SHORT EXERCISE: Each line of the material must be repeated precisely, with the pictures left out.

COLLECTED DATA:
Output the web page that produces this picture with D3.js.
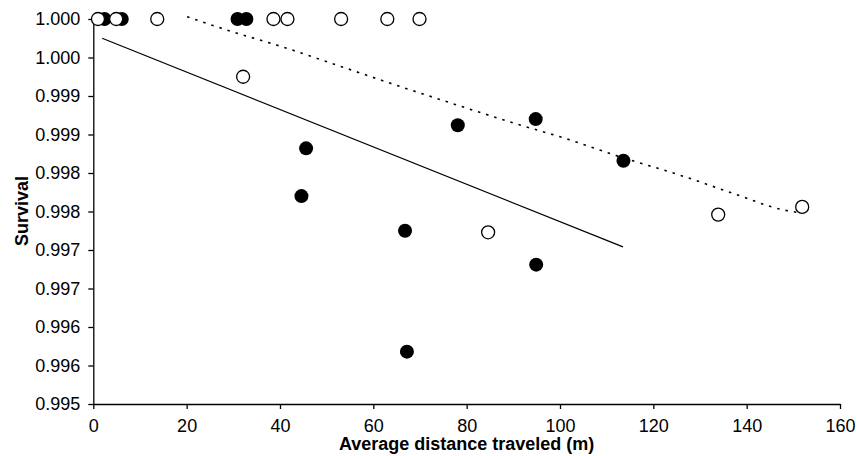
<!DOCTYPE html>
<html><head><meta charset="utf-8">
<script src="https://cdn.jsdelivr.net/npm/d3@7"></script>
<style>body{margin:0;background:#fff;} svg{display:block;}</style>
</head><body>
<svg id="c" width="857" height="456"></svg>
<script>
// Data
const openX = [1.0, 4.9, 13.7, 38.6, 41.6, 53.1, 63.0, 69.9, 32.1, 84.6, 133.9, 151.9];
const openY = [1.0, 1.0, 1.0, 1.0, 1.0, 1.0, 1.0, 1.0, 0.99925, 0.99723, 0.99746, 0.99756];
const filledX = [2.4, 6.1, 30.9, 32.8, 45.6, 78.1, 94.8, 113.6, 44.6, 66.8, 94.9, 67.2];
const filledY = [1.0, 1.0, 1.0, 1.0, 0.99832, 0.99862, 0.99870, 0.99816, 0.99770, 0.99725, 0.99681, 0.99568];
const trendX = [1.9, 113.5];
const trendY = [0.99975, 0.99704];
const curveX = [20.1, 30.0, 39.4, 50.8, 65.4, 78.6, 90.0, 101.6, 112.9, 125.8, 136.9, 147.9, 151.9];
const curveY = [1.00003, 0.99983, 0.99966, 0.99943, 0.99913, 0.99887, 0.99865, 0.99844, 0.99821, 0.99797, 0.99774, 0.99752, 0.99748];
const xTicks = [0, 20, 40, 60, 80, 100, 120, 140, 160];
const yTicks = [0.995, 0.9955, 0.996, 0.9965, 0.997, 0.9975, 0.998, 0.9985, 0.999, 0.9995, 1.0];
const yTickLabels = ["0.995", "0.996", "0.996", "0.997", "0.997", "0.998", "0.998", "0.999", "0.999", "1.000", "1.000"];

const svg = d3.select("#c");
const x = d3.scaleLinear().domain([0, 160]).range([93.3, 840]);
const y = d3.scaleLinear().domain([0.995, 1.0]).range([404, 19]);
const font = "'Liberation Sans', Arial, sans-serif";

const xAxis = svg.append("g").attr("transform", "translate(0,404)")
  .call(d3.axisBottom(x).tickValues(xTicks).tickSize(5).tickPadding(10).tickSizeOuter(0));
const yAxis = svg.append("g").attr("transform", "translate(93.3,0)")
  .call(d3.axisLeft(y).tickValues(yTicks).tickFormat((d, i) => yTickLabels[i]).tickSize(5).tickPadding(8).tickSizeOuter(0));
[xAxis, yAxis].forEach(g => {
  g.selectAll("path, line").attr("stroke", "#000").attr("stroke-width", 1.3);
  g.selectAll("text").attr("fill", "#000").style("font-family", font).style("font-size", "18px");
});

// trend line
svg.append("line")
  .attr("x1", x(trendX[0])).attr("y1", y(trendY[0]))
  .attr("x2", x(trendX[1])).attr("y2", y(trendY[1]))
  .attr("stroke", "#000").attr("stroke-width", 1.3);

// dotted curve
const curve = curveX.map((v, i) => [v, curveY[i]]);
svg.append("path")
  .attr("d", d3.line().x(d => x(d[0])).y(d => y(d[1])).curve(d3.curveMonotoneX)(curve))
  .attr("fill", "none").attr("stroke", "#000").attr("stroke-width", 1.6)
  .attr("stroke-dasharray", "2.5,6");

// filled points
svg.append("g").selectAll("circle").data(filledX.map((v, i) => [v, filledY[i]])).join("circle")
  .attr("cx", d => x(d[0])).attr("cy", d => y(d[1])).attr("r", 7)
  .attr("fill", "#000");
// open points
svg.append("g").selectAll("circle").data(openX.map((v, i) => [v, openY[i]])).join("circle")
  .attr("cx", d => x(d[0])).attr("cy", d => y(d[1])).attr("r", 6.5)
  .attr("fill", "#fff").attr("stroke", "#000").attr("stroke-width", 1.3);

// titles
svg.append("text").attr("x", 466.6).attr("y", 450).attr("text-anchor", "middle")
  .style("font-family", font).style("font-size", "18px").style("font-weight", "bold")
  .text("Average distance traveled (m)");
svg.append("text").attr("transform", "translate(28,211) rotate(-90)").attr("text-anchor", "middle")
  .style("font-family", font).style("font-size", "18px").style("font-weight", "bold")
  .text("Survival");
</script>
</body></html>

OUTPUT:
Output the web page that produces this picture with D3.js.
<!DOCTYPE html>
<html><head><meta charset="utf-8">
<script src="https://cdn.jsdelivr.net/npm/d3@7"></script>
<style>body{margin:0;background:#fff;} svg{display:block;}</style>
</head><body>
<svg id="c" width="857" height="456"></svg>
<script>
// Data
const openX = [1.0, 4.9, 13.7, 38.6, 41.6, 53.1, 63.0, 69.9, 32.1, 84.6, 133.9, 151.9];
const openY = [1.0, 1.0, 1.0, 1.0, 1.0, 1.0, 1.0, 1.0, 0.99925, 0.99723, 0.99746, 0.99756];
const filledX = [2.4, 6.1, 30.9, 32.8, 45.6, 78.1, 94.8, 113.6, 44.6, 66.8, 94.9, 67.2];
const filledY = [1.0, 1.0, 1.0, 1.0, 0.99832, 0.99862, 0.99870, 0.99816, 0.99770, 0.99725, 0.99681, 0.99568];
const trendX = [1.9, 113.5];
const trendY = [0.99975, 0.99704];
const curveX = [20.1, 30.0, 39.4, 50.8, 65.4, 78.6, 90.0, 101.6, 112.9, 125.8, 136.9, 147.9, 151.9];
const curveY = [1.00003, 0.99983, 0.99966, 0.99943, 0.99913, 0.99887, 0.99865, 0.99844, 0.99821, 0.99797, 0.99774, 0.99752, 0.99748];
const xTicks = [0, 20, 40, 60, 80, 100, 120, 140, 160];
const yTicks = [0.995, 0.9955, 0.996, 0.9965, 0.997, 0.9975, 0.998, 0.9985, 0.999, 0.9995, 1.0];
const yTickLabels = ["0.995", "0.996", "0.996", "0.997", "0.997", "0.998", "0.998", "0.999", "0.999", "1.000", "1.000"];

const svg = d3.select("#c");
const x = d3.scaleLinear().domain([0, 160]).range([93.3, 840]);
const y = d3.scaleLinear().domain([0.995, 1.0]).range([404, 19]);
const font = "'Liberation Sans', Arial, sans-serif";

const xAxis = svg.append("g").attr("transform", "translate(0,404)")
  .call(d3.axisBottom(x).tickValues(xTicks).tickSize(5).tickPadding(10).tickSizeOuter(0));
const yAxis = svg.append("g").attr("transform", "translate(93.3,0)")
  .call(d3.axisLeft(y).tickValues(yTicks).tickFormat((d, i) => yTickLabels[i]).tickSize(5).tickPadding(8).tickSizeOuter(0));
[xAxis, yAxis].forEach(g => {
  g.selectAll("path, line").attr("stroke", "#000").attr("stroke-width", 1.3);
  g.selectAll("text").attr("fill", "#000").style("font-family", font).style("font-size", "18px");
});

// trend line
svg.append("line")
  .attr("x1", x(trendX[0])).attr("y1", y(trendY[0]))
  .attr("x2", x(trendX[1])).attr("y2", y(trendY[1]))
  .attr("stroke", "#000").attr("stroke-width", 1.3);

// dotted curve
const curve = curveX.map((v, i) => [v, curveY[i]]);
svg.append("path")
  .attr("d", d3.line().x(d => x(d[0])).y(d => y(d[1])).curve(d3.curveMonotoneX)(curve))
  .attr("fill", "none").attr("stroke", "#000").attr("stroke-width", 1.6)
  .attr("stroke-dasharray", "2.5,6");

// filled points
svg.append("g").selectAll("circle").data(filledX.map((v, i) => [v, filledY[i]])).join("circle")
  .attr("cx", d => x(d[0])).attr("cy", d => y(d[1])).attr("r", 7)
  .attr("fill", "#000");
// open points
svg.append("g").selectAll("circle").data(openX.map((v, i) => [v, openY[i]])).join("circle")
  .attr("cx", d => x(d[0])).attr("cy", d => y(d[1])).attr("r", 6.5)
  .attr("fill", "#fff").attr("stroke", "#000").attr("stroke-width", 1.3);

// titles
svg.append("text").attr("x", 466.6).attr("y", 450).attr("text-anchor", "middle")
  .style("font-family", font).style("font-size", "18px").style("font-weight", "bold")
  .text("Average distance traveled (m)");
svg.append("text").attr("transform", "translate(28,211) rotate(-90)").attr("text-anchor", "middle")
  .style("font-family", font).style("font-size", "18px").style("font-weight", "bold")
  .text("Survival");
</script>
</body></html>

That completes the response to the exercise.